New Huawei Sanctions by U.S. Are Less Than Meet the Eye, Lawyers Say
The most recent American government move to tighten restrictions on Huawei Technologies Ltd. will not hit the Chinese telecom equipment giant as hard as expected, according to several American export-control lawyers.
The new rules, unveiled by the U.S. Commerce Department Friday, expand the government’s authority to require foreign manufacturers using American chipmaking equipment and technology to obtain a license before selling chips to Huawei.
That will hit Taiwan Semiconductor Manufacturing Co. Ltd. (TSMC), which supplies more than 90% of Huawei’s smartphone chips. TSMC uses American-made equipment to manufacture those chips.
But the rules apply only to chips designed by Huawei, lawyers said. Foreign chip manufacturers will still be able to sell chips to Huawei that are not custom-made for Huawei.
The new rules focus on a specific list of U.S.-origin source technologies and software, and it’s not clear what level of activities would trigger a Huawei design, said Maria Alejandra del-Cerro, a Washington, D.C., lawyer specializing in international trade.
“If a U.S. company’s offshore factory is selling a foreign-manufactured product that they sell to many companies including Huawei, it would not seem to meet the definition of ‘produced or developed by’ Huawei,” she said.
Other lawyers said they expect the new direct-product rule to have little further impact on the U.S. semiconductor industry as companies have been essentially prohibited from selling U.S.-origin products to Huawei since the Chinese company was placed on the Commerce Department’s “entity list” in May 2019.
The Commerce Department put Huawei on the list citing national security concerns. The Chinese company was also accused of violating U.S. sanctions on Iran, stealing intellectual property and potentially spying on customers, allegations Huawei denied.
Besides TSMC, there aren’t many other non-U.S. companies that use controlled American technology to make chips, said Christopher R. Wall, a partner at Pillsbury Winthrop Shaw Pittman LLP.
In response to new export-control rule changes, the Semiconductor Industry Association, which represents 95% of U.S. semiconductor manufacturers, said it’s concerned the new rule may create uncertainty and disruption for the global semiconductor supply chain, but it seems to be less damaging to the U.S. semiconductor industry than the very broad approaches previously considered.
The new rules aim more at cutting off Huawei’s ability to dictate specification standards to the chip industry, former White House trade adviser Clete Willems told Caixin.
If Huawei wants to advance its technology in a specific way and provides the design and specifications to a semiconductor company, this would be impeded by the new rules, which could impact Huawei’s future technology advancement and efficiency, Willems said.
Huawei warned that the new U.S. curbs on its business will inflict a “terrible price” on the entire industry worldwide, inflaming tensions between Washington and Beijing while harming American interests.

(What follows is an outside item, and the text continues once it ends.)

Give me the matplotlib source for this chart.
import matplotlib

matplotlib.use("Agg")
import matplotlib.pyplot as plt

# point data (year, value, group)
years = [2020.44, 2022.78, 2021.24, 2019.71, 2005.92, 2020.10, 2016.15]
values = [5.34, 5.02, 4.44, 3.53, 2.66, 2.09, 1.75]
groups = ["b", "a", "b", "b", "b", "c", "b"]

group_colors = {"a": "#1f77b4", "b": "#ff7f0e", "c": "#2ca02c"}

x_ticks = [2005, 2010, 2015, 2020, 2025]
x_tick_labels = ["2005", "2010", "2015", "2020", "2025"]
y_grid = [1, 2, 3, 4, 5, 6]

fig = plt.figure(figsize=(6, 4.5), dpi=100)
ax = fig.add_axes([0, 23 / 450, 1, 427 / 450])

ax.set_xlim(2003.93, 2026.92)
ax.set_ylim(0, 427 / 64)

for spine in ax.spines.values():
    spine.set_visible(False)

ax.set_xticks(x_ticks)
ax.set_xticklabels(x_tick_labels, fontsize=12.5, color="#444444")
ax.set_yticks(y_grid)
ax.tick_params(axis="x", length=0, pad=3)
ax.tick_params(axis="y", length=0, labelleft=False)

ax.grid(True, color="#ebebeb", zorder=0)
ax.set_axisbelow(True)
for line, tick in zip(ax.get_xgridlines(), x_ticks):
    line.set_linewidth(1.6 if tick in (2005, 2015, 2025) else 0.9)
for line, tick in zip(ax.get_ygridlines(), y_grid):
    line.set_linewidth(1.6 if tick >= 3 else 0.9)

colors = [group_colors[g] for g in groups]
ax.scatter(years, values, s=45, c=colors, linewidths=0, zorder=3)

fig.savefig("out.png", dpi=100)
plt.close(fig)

Huawei has sought to diversify its supply chains and reduce its reliance on U.S. technologies since it was sanctioned by the Trump administration. The company said in March that it sold 50,000 5G base stations that did not contain U.S. technology.
Meanwhile, the company has reportedly already shifted part of its chip production from the Taiwan supplier to the Chinese mainland’s leading chipmaker Semiconductor Manufacturing International Corp. (SMIC), which recently secured funding from two state-owned funds to scale up production.
However, the new U.S. rule will also affect SMIC, as it relies on U.S.-made equipment to produce chips, and it is not clear whether the Chinese company would be able to gain a license to continue selling to Huawei.